Looking for a family activity that won’t break the bank? Geocaching may be the answer. Geocaching is best described as a large scale scavenger hunt aided by modern technology. People all over the world are on the hunt every day. Here is how you can join in the fun.
GPS (global positioning system)
small notebook and pencil
trinkets for trading (small key-chains work well, lapel pins, neat coins, cool rocks or gems)
Water, snacks, bug spray and sunscreen
What is geocaching
Geocaching is a global treasure hunt with a hand-held GPS (global positioning system) taking the place of the treasure map. The goal is to find hidden boxes, called geocaches or caches, using coordinates and clues given online by the person who hid the cache. After the cache is located, the hunter goes online to share the experience of the hunt with other geocachers.

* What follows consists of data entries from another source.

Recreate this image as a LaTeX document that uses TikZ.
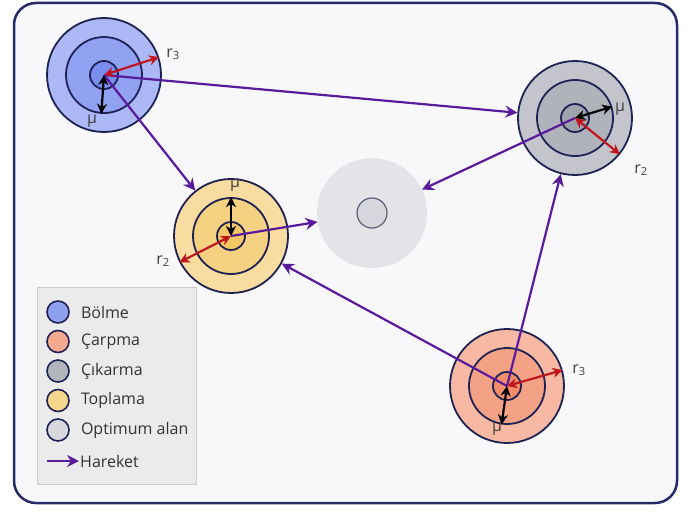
\documentclass[tikz,border=0pt]{standalone}
\usepackage{fontspec}
\setmainfont{Open Sans}
\usetikzlibrary{arrows.meta, positioning}
\definecolor{mFrame}{HTML}{262A66}
\definecolor{mBack}{HTML}{F8F8FA}
\definecolor{mRing}{HTML}{1E2254}
\definecolor{mMove}{HTML}{5A1A9C}
\definecolor{mRed}{HTML}{C0171E}
\definecolor{mLabel}{HTML}{404040}
\definecolor{mBlue}{HTML}{7A8EF0}
\definecolor{mGray}{HTML}{A0A2AC}
\definecolor{mYellow}{HTML}{F3C766}
\definecolor{mOrange}{HTML}{F28E6A}
\definecolor{mOptOuter}{HTML}{E4E4E8}
\definecolor{mOptInner}{HTML}{D7D8DE}
\definecolor{mOptRing}{HTML}{5A5E72}

\begin{document}
\begin{tikzpicture}[x=1pt, y=-1pt, font=\fontsize{16}{18}\selectfont,
    ring/.style={circle, draw=mRing, line width=1.8pt, inner sep=0pt},
    move/.style={-{Stealth[length=12pt, width=12pt, inset=4pt]}, draw=mMove, line width=2.2pt},
    radius arrow/.style={{Stealth[length=10pt, width=10pt, inset=3pt]}-{Stealth[length=10pt, width=10pt, inset=3pt]}, line width=2.2pt},
    lbl/.style={text=mLabel, inner sep=1pt},
    legend dot/.style={circle, draw=mRing, line width=1.6pt, inner sep=0pt, minimum size=22pt},
    legend text/.style={text=black!80, inner sep=1pt, anchor=west}]
    \useasboundingbox (0,0) rectangle (692,511);
    \draw[rounded corners=22pt, draw=mFrame, line width=2.5pt, fill=mBack] (14,3) rectangle (677,503);

    % optimum area
    \node[circle, fill=mOptOuter, inner sep=0pt, minimum size=110pt] (optimum) at (372,213) {};
    \node[circle, draw=mOptRing, fill=mOptInner, line width=1.2pt, inner sep=0pt, minimum size=30pt] (optimumI) at (372,213) {};

    % target rings
    \foreach \n/\x/\y/\c in {bolme/104/75/mBlue, cikarma/575/118/mGray, toplama/231/236/mYellow, carpma/507/386/mOrange} {
      \node[ring, fill=\c!62, minimum size=114pt] (\n) at (\x,\y) {};
      \node[ring, fill=\c!82, minimum size=76pt] (\n M) at (\x,\y) {};
      \node[ring, fill=\c, minimum size=28pt] (\n I) at (\x,\y) {};
    }

    % moves
    \draw[move] (bolme.center) -- (cikarma);
    \draw[move] (bolme.center) -- (toplama);
    \draw[move] (toplama.center) -- (optimum);
    \draw[move] (cikarma.center) -- (optimum);
    \draw[move] (carpma.center) -- (toplama);
    \draw[move] (carpma.center) -- (cikarma);

    % radii
    \draw[radius arrow, mRed] (bolme.center) -- (bolme.18);
    \draw[radius arrow, black] (bolme.center) -- (bolmeM.266);
    \draw[radius arrow, black] (cikarma.center) -- (cikarmaM.17);
    \draw[radius arrow, mRed] (cikarma.center) -- (cikarma.-39);
    \draw[radius arrow, black] (toplama.center) -- (toplamaM.90);
    \draw[radius arrow, mRed] (toplama.center) -- (toplama.207);
    \draw[radius arrow, black] (carpma.center) -- (carpmaM.262);
    \draw[radius arrow, mRed] (carpma.center) -- (carpma.16);

    \node[lbl] (bolmeR) at (173,54) {r\textsubscript{3}};
    \node[lbl] (bolmeMu) at (92,121) {μ};
    \node[lbl] (cikarmaMu) at (620,109) {μ};
    \node[lbl] (cikarmaR) at (641,170) {r\textsubscript{2}};
    \node[lbl] (toplamaMu) at (235,185) {μ};
    \node[lbl] (toplamaR) at (163,261) {r\textsubscript{2}};
    \node[lbl] (carpmaR) at (579,370) {r\textsubscript{3}};
    \node[lbl] (carpmaMu) at (497,429) {μ};

    % legend
    \draw[draw=black!20, fill=black!8] (37,287) rectangle (196,484);
    \foreach \n/\c/\t [count=\i] in {Bolme/mBlue!85/Bölme, Carpma/mOrange!75/Çarpma, Cikarma/mGray!80/Çıkarma, Toplama/mYellow!75/Toplama, Optimum/mOptInner/Optimum alan} {
      \node[legend dot, fill=\c] (lg\n) at (58,{312+(\i-1)*29.5}) {};
      \node[legend text, right=10pt of lg\n] (lg\n T) {\t};
    }
    \coordinate (lgMoveS) at (47,461);
    \node[legend text] (lgHareket) at (79,461) {Hareket};
    \draw[move] (lgMoveS) -- (lgHareket.west);
\end{tikzpicture}
\end{document}
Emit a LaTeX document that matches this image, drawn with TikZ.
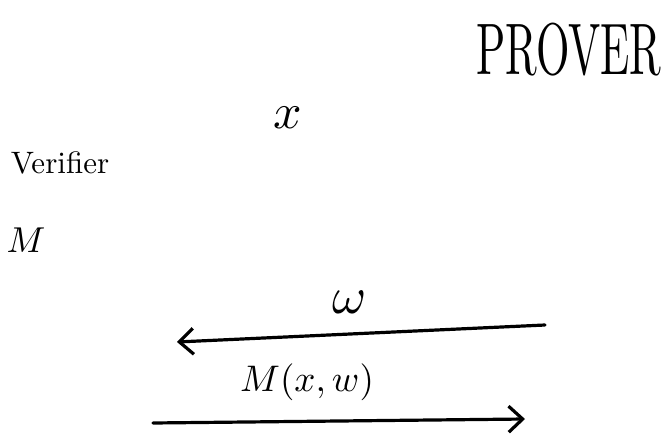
\documentclass[tikz,border=0pt]{standalone}
\usetikzlibrary{arrows.meta}
\begin{document}
\begin{tikzpicture}[x=1pt,y=-1pt,
  hand/.style={inner sep=0pt, text=black},
  msg/.style={line width=3.2pt, line cap=round, -{Straight Barb[length=14pt,width=26pt,line width=3.2pt]}}]
\useasboundingbox (0,0) rectangle (665,434);
\node[hand] (prover) at (569,50) {\scalebox{4.3}[7.3]{PROVER}};
\node[hand] (x) at (288,118) {\scalebox{5}{$x$}};
\node[hand] (verifier) at (60,163) {\scalebox{3.1}{Verifier}};
\node[hand] (m) at (26,240) {\scalebox{3.6}{$M$}};
\node[hand] (w) at (350,302) {\scalebox{5.2}{$\omega$}};
\node[hand] (mxw) at (307,382) {\scalebox{3.7}{$M(x, w)$}};
\coordinate (a1s) at (545,325);
\coordinate (a1e) at (177,342);
\coordinate (a2s) at (153,423);
\coordinate (a2e) at (525,419);
\draw[msg] (a1s) -- (a1e);
\draw[msg] (a2s) -- (a2e);
\end{tikzpicture}
\end{document}
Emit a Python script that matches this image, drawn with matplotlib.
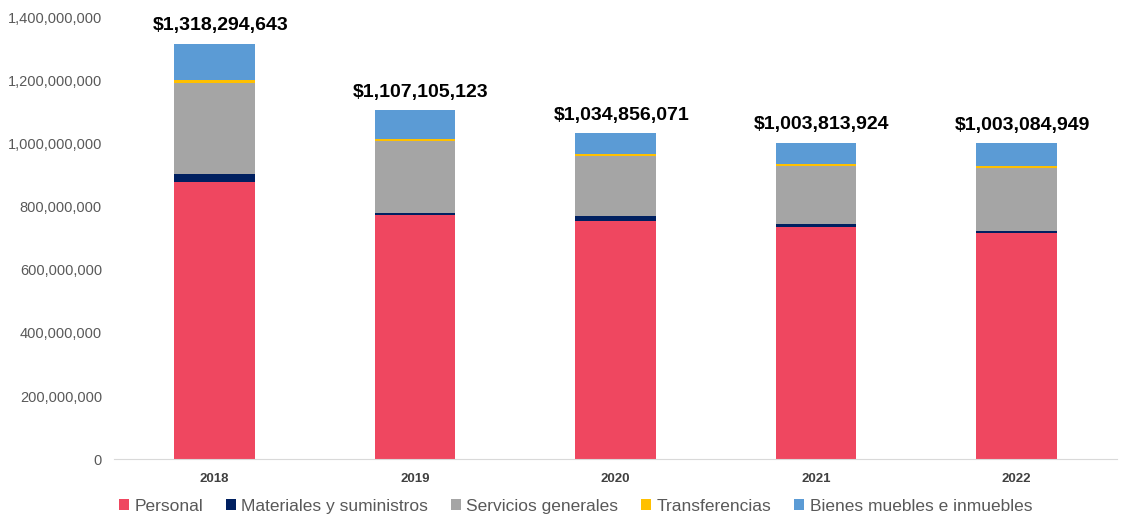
import numpy as np
import matplotlib.pyplot as plt
from matplotlib.ticker import FuncFormatter

years = ["2018", "2019", "2020", "2021", "2022"]
personal = [878e6, 775e6, 757e6, 738e6, 717e6]
materiales = [26e6, 6e6, 15e6, 8e6, 8e6]
servicios = [291e6, 230e6, 190e6, 184e6, 199e6]
transferencias = [8e6, 4e6, 6e6, 6e6, 6e6]
bienes = [115e6, 92e6, 67e6, 68e6, 73e6]
totales = [1318294643, 1107105123, 1034856071, 1003813924, 1003084949]

series = [personal, materiales, servicios, transferencias, bienes]
nombres = ["Personal", "Materiales y suministros", "Servicios generales",
           "Transferencias", "Bienes muebles e inmuebles"]
colores = ["#EF4760", "#002060", "#A5A5A5", "#FFC000", "#5B9BD5"]

plt.rcParams['font.family'] = ['Liberation Sans', 'DejaVu Sans']

fig = plt.figure(figsize=(11.31, 5.14), dpi=100)
ax = fig.add_axes([0.1012, 0.107, 0.886, 0.858])

x = np.arange(len(years))
base = np.zeros(len(years))
for vals, nom, col in zip(series, nombres, colores):
  ax.bar(x, vals, 0.403, bottom=base, color=col, label=nom)
  base = base + np.array(vals)

for i, t in enumerate(totales):
  ax.text(x[i] + 0.03, t + 30e6, "${:,}".format(t), ha="center", va="bottom",
          fontsize=14, fontweight="bold", color="black")

ax.set_xlim(-0.5, len(years) - 0.5)
ax.set_ylim(0, 1.4e9)
ax.set_yticks(np.arange(0, 1.41e9, 2e8))
ax.yaxis.set_major_formatter(FuncFormatter(lambda v, p: "{:,.0f}".format(v)))
ax.set_xticks(x)
ax.set_xticklabels(years, fontweight="bold")
ax.tick_params(axis="y", length=0, labelsize=10.5, labelcolor="#595959", pad=9)
ax.tick_params(axis="x", length=0, labelsize=9.5, labelcolor="#404040", pad=10)

for s in ["top", "right", "left"]:
  ax.spines[s].set_visible(False)
ax.spines["bottom"].set_color("#D9D9D9")

ax.legend(loc="lower center", bbox_to_anchor=(0.46, -0.16), ncol=5, frameon=False,
          fontsize=12.5, handlelength=0.6, handleheight=0.6, handletextpad=0.3,
          columnspacing=1.3, labelcolor="#595959")

fig.savefig("out.png", dpi=100)
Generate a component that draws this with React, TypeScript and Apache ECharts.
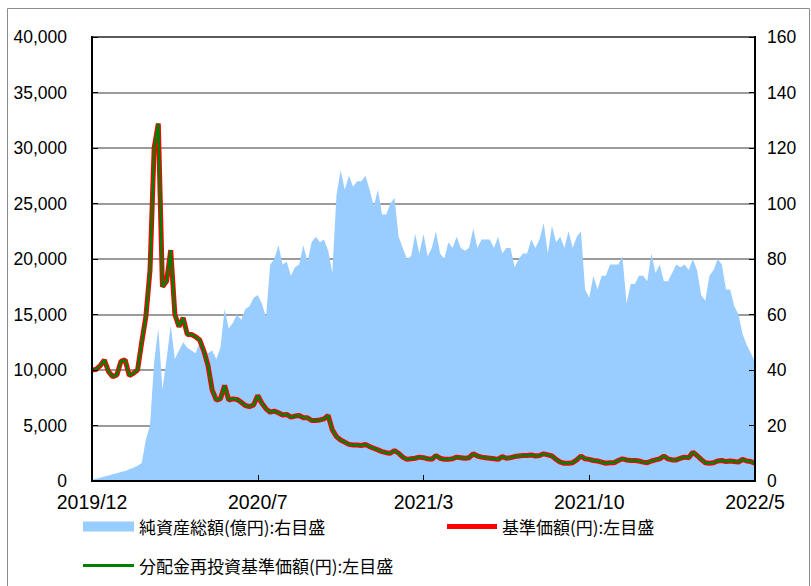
import React, { useEffect, useRef } from 'react';
import * as echarts from 'echarts';

// x-axis tick labels (shown every 40 points)
const tickLabels = ['2019/12', '2020/7', '2021/3', '2021/10', '2022/5'];

// 純資産総額 (億円) – right axis
const netAssets = [
  0.5, 0.8, 1.2, 1.6, 2.0, 2.4, 2.8, 3.2, 3.6, 4.2,
  4.8, 5.5, 6.5, 15, 20, 43, 55, 33, 44, 56,
  44, 47, 50, 48, 47, 46, 50, 47, 46, 47,
  44, 48, 62, 55, 57, 60, 58, 62, 63, 66,
  67, 64, 59, 78, 80, 85, 78, 79, 74, 77,
  78, 85, 79, 86, 88, 86, 87, 83, 75, 103,
  112, 105, 110, 106, 108, 108, 110, 105, 99, 105,
  96, 96, 100, 102, 88, 84, 80, 81, 89, 82,
  89, 81, 84, 90, 82, 80, 86, 84, 88, 84,
  83, 84, 91, 84, 87, 87, 87, 84, 88, 82,
  84, 84, 77, 80, 82, 82, 87, 84, 87, 93,
  82, 92, 86, 88, 84, 90, 84, 88, 90, 69,
  66, 74, 69, 74, 74, 78, 78, 78, 81, 64,
  71, 71, 74, 74, 72, 82, 75, 78, 72, 72,
  75, 78, 77, 78, 76, 80, 76, 67, 65, 74,
  76, 80, 78, 69, 69, 63, 60, 53, 49, 46,
  43,
];

// 基準価額 (円) – left axis
const nav = [
  10000, 10050, 10400, 10900, 9850, 9400, 9550, 10800, 10900, 9500,
  9700, 10000, 12500, 14800, 19000, 30000, 32200, 17500, 18000, 20800,
  15000, 13900, 14700, 13200, 13200, 13000, 12700, 11700, 10400, 8200,
  7300, 7400, 8600, 7300, 7400, 7350, 7100, 6800, 6700, 6850,
  7700, 7000, 6500, 6200, 6300, 6150, 5950, 6000, 5750, 5850,
  5900, 5700, 5700, 5450, 5450, 5500, 5600, 5900, 4600, 4000,
  3700, 3500, 3300, 3250, 3250, 3200, 3300, 3100, 2950, 2800,
  2650, 2550, 2500, 2750, 2500, 2150, 1950, 2000, 2050, 2150,
  2100, 2000, 1950, 2300, 2050, 1950, 1950, 2000, 2150, 2100,
  2050, 2100, 2450, 2250, 2150, 2100, 2050, 2000, 1950, 2200,
  2050, 2100, 2200, 2250, 2300, 2300, 2350, 2250, 2300, 2450,
  2350, 2250, 1950, 1700, 1600, 1600, 1650, 1900, 2250, 2000,
  1950, 1850, 1800, 1700, 1600, 1650, 1650, 1850, 2000, 1900,
  1850, 1850, 1800, 1700, 1650, 1800, 1900, 2000, 2250, 2000,
  1900, 1900, 2050, 2150, 2100, 2600, 2300, 1950, 1650, 1600,
  1650, 1800, 1850, 1750, 1800, 1750, 1700, 1950, 1800, 1750,
  1600,
];

// 分配金再投資基準価額 (円) – left axis (coincides with 基準価額)
const reinvestedNav = [
  10000, 10050, 10400, 10900, 9850, 9400, 9550, 10800, 10900, 9500,
  9700, 10000, 12500, 14800, 19000, 30000, 32200, 17500, 18000, 20800,
  15000, 13900, 14700, 13200, 13200, 13000, 12700, 11700, 10400, 8200,
  7300, 7400, 8600, 7300, 7400, 7350, 7100, 6800, 6700, 6850,
  7700, 7000, 6500, 6200, 6300, 6150, 5950, 6000, 5750, 5850,
  5900, 5700, 5700, 5450, 5450, 5500, 5600, 5900, 4600, 4000,
  3700, 3500, 3300, 3250, 3250, 3200, 3300, 3100, 2950, 2800,
  2650, 2550, 2500, 2750, 2500, 2150, 1950, 2000, 2050, 2150,
  2100, 2000, 1950, 2300, 2050, 1950, 1950, 2000, 2150, 2100,
  2050, 2100, 2450, 2250, 2150, 2100, 2050, 2000, 1950, 2200,
  2050, 2100, 2200, 2250, 2300, 2300, 2350, 2250, 2300, 2450,
  2350, 2250, 1950, 1700, 1600, 1600, 1650, 1900, 2250, 2000,
  1950, 1850, 1800, 1700, 1600, 1650, 1650, 1850, 2000, 1900,
  1850, 1850, 1800, 1700, 1650, 1800, 1900, 2000, 2250, 2000,
  1900, 1900, 2050, 2150, 2100, 2600, 2300, 1950, 1650, 1600,
  1650, 1800, 1850, 1750, 1800, 1750, 1700, 1950, 1800, 1750,
  1600,
];

const seriesNames = [
  '純資産総額(億円):右目盛',
  '基準価額(円):左目盛',
  '分配金再投資基準価額(円):左目盛',
];

const categories = nav.map((_, i) => String(i));

const numFont = "'Liberation Sans', Arial, sans-serif";
const jpFont = "'Noto Sans CJK JP', sans-serif";

export default function App() {
  const ref = useRef<HTMLDivElement>(null);

  useEffect(() => {
    if (!ref.current) return;
    const chart = echarts.init(ref.current, null, { renderer: 'svg' });
    const legendText = { fontSize: 17, fontFamily: jpFont, color: '#000' };
    chart.setOption({
      animation: false,
      backgroundColor: '#fff',
      grid: {
        left: 92,
        right: 56,
        top: 37,
        bottom: 105,
        show: true,
        borderColor: '#000',
        borderWidth: 2,
        backgroundColor: 'transparent',
      },
      graphic: [
        {
          type: 'rect',
          silent: true,
          z: -10,
          shape: { x: 7.5, y: 8.5, width: 802, height: 600 },
          style: { fill: 'none', stroke: '#8c8c8c', lineWidth: 1 },
        },
      ],
      legend: [
        {
          data: [seriesNames[0]],
          left: 83,
          top: 518,
          padding: 0,
          icon: 'rect',
          itemWidth: 51,
          itemHeight: 10,
          selectedMode: false,
          textStyle: legendText,
        },
        {
          data: [seriesNames[1]],
          left: 447,
          top: 518,
          padding: 0,
          icon: 'rect',
          itemWidth: 50,
          itemHeight: 5,
          selectedMode: false,
          textStyle: legendText,
        },
        {
          data: [seriesNames[2]],
          left: 83,
          top: 557,
          padding: 0,
          icon: 'rect',
          itemWidth: 51,
          itemHeight: 3,
          selectedMode: false,
          textStyle: legendText,
        },
      ],
      xAxis: {
        type: 'category',
        data: categories,
        boundaryGap: false,
        z: 10,
        axisLine: { show: true, lineStyle: { color: '#000', width: 2 } },
        axisTick: { show: true, inside: true, length: 6, interval: 39, lineStyle: { color: '#000', width: 1 } },
        axisLabel: {
          interval: 39,
          margin: 11,
          color: '#000',
          fontSize: 19.5,
          fontFamily: numFont,
          formatter: (_v: string, idx: number) => tickLabels[Math.round(idx / 40)] ?? '',
        },
        splitLine: { show: false },
      },
      yAxis: [
        {
          type: 'value',
          position: 'left',
          min: 0,
          max: 40000,
          interval: 5000,
          z: 10,
          axisLine: { show: true, lineStyle: { color: '#000', width: 2 } },
          axisTick: { show: true, inside: true, length: 6, lineStyle: { color: '#000', width: 1 } },
          axisLabel: {
            margin: 25,
            color: '#000',
            fontSize: 17.5,
            fontFamily: numFont,
            formatter: (v: number) => v.toLocaleString('en-US'),
          },
          splitLine: { show: false },
        },
        {
          type: 'value',
          position: 'right',
          min: 0,
          max: 160,
          interval: 20,
          z: 10,
          axisLine: { show: true, lineStyle: { color: '#000', width: 2 } },
          axisTick: { show: true, inside: true, length: 6, lineStyle: { color: '#000', width: 1 } },
          axisLabel: {
            margin: 12,
            color: '#000',
            fontSize: 17.5,
            fontFamily: numFont,
          },
          splitLine: { show: false },
        },
        {
          type: 'value',
          position: 'left',
          min: 0,
          max: 40000,
          interval: 5000,
          z: 0,
          axisLine: { show: false },
          axisTick: { show: false },
          axisLabel: { show: false },
          splitLine: { show: true, lineStyle: { color: '#7a7a7a', width: 1.5 } },
        },
      ],
      series: [
        {
          name: seriesNames[0],
          type: 'line',
          yAxisIndex: 1,
          data: netAssets,
          symbol: 'none',
          z: 1,
          lineStyle: { width: 0, color: '#99CCFF' },
          itemStyle: { color: '#99CCFF' },
          areaStyle: { color: '#99CCFF', opacity: 1 },
        },
        {
          name: seriesNames[1],
          type: 'line',
          yAxisIndex: 0,
          data: nav,
          symbol: 'none',
          z: 3,
          lineStyle: { width: 5, color: '#FF0000' },
          itemStyle: { color: '#FF0000' },
        },
        {
          name: seriesNames[2],
          type: 'line',
          yAxisIndex: 0,
          data: reinvestedNav,
          symbol: 'none',
          z: 4,
          lineStyle: { width: 2.5, color: '#008000' },
          itemStyle: { color: '#008000' },
        },
      ],
    });
    return () => chart.dispose();
  }, []);

  return (
    <div
      ref={ref}
      style={{ position: 'fixed', left: 0, top: 0, width: 811, height: 586, background: '#fff' }}
    />
  );
}
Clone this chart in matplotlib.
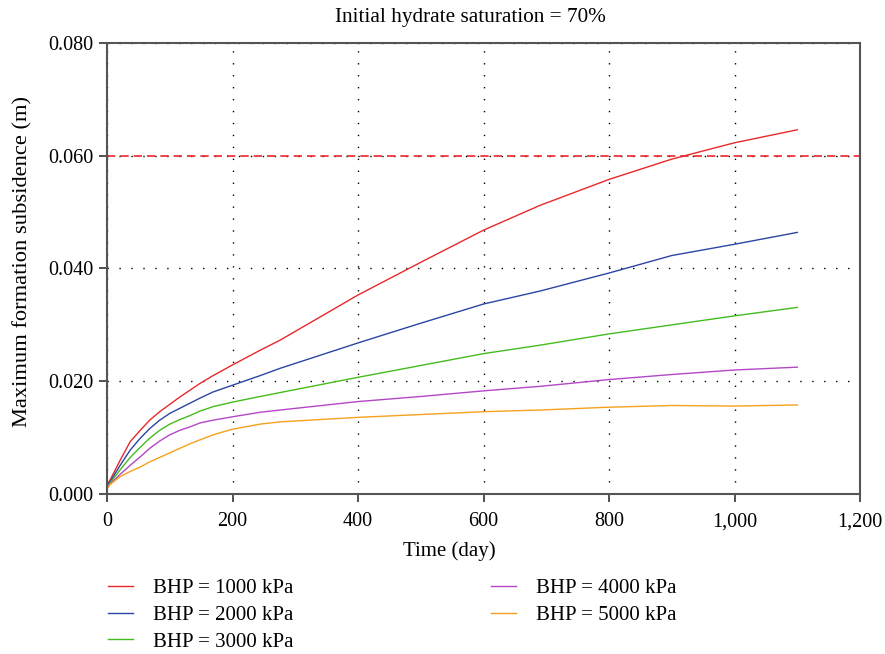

Before heading out for the search, you have to get the coordinates for caches hidden in your area. To get the coordinates, you will need to enroll for membership on the geocaching website . The membership is free and gives you access to the coordinates of caches worldwide. After establishing membership, you will need to do a little research to select your first target cache. Make note of any clues or tips left by other cachers and load coordinates into your GPS. With your coordinates loaded and your water and snacks packed, you are ready for the hunt!
Your First Find
Typical caches are small, weatherproof boxes. Inside the box, you will find a log (notebook and pen), and a couple of small, inexpensive trinkets. After you sign the log as someone who found the cache, you take a trinket out and replace it with a trinket of similar value and interest. Once you return home, go back to the geocaching website to document your find and your experience.
While geocaching is a great activity for adventurous adults, there are many reasons to bring the children along. School-aged children love the thrill of the hunt and the small toys found hidden around town. In fact, geocaching is actually learning disguised as fun. While children are lost in the thrill of the hunt and the discovery of small toys hidden around town, they are also learning about math (distance, height and measurement), geography (names of area attractions, navigation and direction), history (clues and historical markers are often used in geocaching).